Cassandra Column TTL Support in DSE Search
Cassandra supports column TTL(time to live) since 0.7 version. You can specify a TTL value when you insert a column. After the column expires, you can’t retrieve data for the column any more.
How does Column TTL Works
When a ttl column is inserted, it’s stored with the ttl value. Cassandra returns empty when a request retrieves the expired column. The expiring column with TTL value is stored in Cassandra before the compaction happens. The first time compaction on the expired column transforms the column to a tombstone which frees the disk space of the size of the expired column. It will be finally removed by compaction after GCGraceSeconds.
The Issue of DSE Search with Column TTL
DSE Search integrates Solr with Cassandra by implementing Cassandra secondary index API. Cassandra secondary index triggers re-index only if column data changes. When a column expires, the column data doesn’t change until compaction happens on the column family. So before the compaction and after column expires, DSE Search returns expired columns. Some search application is very sensitive to the search result correction, so we need make sure the search result doesn’t have expired data for those search applications.
How does DSE Search Support Column TTL
Since It’s hard to do the PUSH, for Cassandra secondary index doesn’t support re-indexing when a column expires and We may need to do the batch re-index for solr secondary index is a per row type secondary index which re-index the whole row. I decide to do the Poll from Solr side. The idea is to periodically poll the column family and re-index solr when there is any expired column.
I add an expiring time field to the index document, so we can search on that expiring field to re-index the expired documents. A scheduler per a solr core schedules the task periodically to search the expired documents and re-index them. The following configuration parameters are available.
- ttl_index_rebuild_fix_rate_period — It’s re-indexing frequency in seconds. You can set it to some number less than the compaction frequency. If you want to disable the re-indexing, you can set it to a real big number.
- ttl_index_rebuild_initial_delay — It’s the initial waiting time before starting the re-indexing thread in seconds. You can set it number that allow you quick start up the node, so the re-indexing doesn’t slow down the start up time.

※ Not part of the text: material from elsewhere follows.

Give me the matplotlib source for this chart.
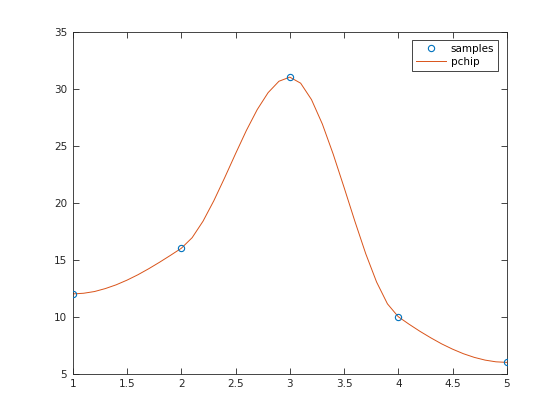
import matplotlib
matplotlib.use("Agg")
import matplotlib.pyplot as plt

# sample points
x_samples = [1, 2, 3, 4, 5]
y_samples = [12, 16, 31, 10, 6]

# pchip curve, step 0.1
x_curve = [1.0, 1.1, 1.2, 1.3, 1.4, 1.5, 1.6, 1.7, 1.8, 1.9,
           2.0, 2.1, 2.2, 2.3, 2.4, 2.5, 2.6, 2.7, 2.8, 2.9,
           3.0, 3.1, 3.2, 3.3, 3.4, 3.5, 3.6, 3.7, 3.8, 3.9,
           4.0, 4.1, 4.2, 4.3, 4.4, 4.5, 4.6, 4.7, 4.8, 4.9, 5.0]
y_curve = [12.0, 12.06, 12.21, 12.47, 12.80, 13.21, 13.68, 14.21, 14.78, 15.38,
           16.0, 16.93, 18.37, 20.17, 22.19, 24.29, 26.33, 28.16, 29.64, 30.64,
           31.0, 30.47, 29.03, 26.89, 24.25, 21.34, 18.36, 15.52, 13.04, 11.13,
           10.0, 9.34, 8.72, 8.15, 7.62, 7.16, 6.76, 6.44, 6.20, 6.05, 6.0]

blue = (0, 0.447, 0.741)
orange = (0.85, 0.325, 0.098)
axcol = (0.15, 0.15, 0.15)

plt.rcParams['font.family'] = ['DejaVu Sans']
plt.rcParams['font.size'] = 7.5

fig = plt.figure(figsize=(5.6, 4.2), dpi=100)
ax = fig.add_axes([0.13, 0.11, 0.775, 0.815])

ax.plot(x_samples, y_samples, linestyle='none', marker='o', markersize=4.5,
        markerfacecolor='none', markeredgecolor=blue, markeredgewidth=0.8,
        label='samples', zorder=3)
ax.plot(x_curve, y_curve, color=orange, linewidth=0.7, label='pchip', zorder=2)

ax.set_xlim(1, 5)
ax.set_ylim(5, 35)
ax.set_xticks([1, 1.5, 2, 2.5, 3, 3.5, 4, 4.5, 5])
ax.set_xticklabels(['1', '1.5', '2', '2.5', '3', '3.5', '4', '4.5', '5'])
ax.set_yticks([5, 10, 15, 20, 25, 30, 35])

ax.tick_params(direction='in', length=4, width=0.6, colors=axcol,
               top=True, right=True, pad=4)
for s in ax.spines.values():
    s.set_color(axcol)
    s.set_linewidth(0.6)

leg = ax.legend(loc='upper right', fancybox=False, framealpha=1,
                edgecolor=axcol, borderaxespad=0.8, handlelength=2.8,
                handletextpad=0.5, borderpad=0.4, labelspacing=0.3)
leg.get_frame().set_linewidth(0.6)

fig.savefig('out.png', dpi=100)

- ttl_index_rebuild_thread_pool_initial_size — It’s the re-indexing thread pool initial size
- ttl_index_rebuild_thread_pool_max_size — It’s the max re-indexing thread pool size which limits the resources consumed by the thread pool.
- ttl_index_rebuild_thread_pool_keep_alive_time — It’s alive time to keep the thread in the pool.
- ttl_index_rebuild_thread_pool_blocking_queue_size — It’s max concurrent running tasks to
- max_solr_search_result_count_per_page — It’s the number of rows to search for each page, so we can page through all rows. It basically limits the resources consumed during the TTL re-indexing.
Good Practice to Set TTL Index Rebuilding Parameters
TTL index rebuilding does consume resources, e.g. cpu, memory and read Cassandra column families. You can make the re-indexing frequency to a longer time if there’s not much TTL data in Cassandra column families. For common use case, you need check the frequency of your compaction, and assign the re-indexing frequency to short than compaction frequency and match the re-indexing frequency to your business requirement.
We may make TTL re-indexing per column family, and expose it to the administration page, so we can tune it for each column family. We may have a per index TTL which can be set through solr restful API. I believe those enhancement will be available in the feature.
We may also make Cassandra to support PUSH, so it can automatically re-index the data when column expired. Another thought is to have a row base TTL.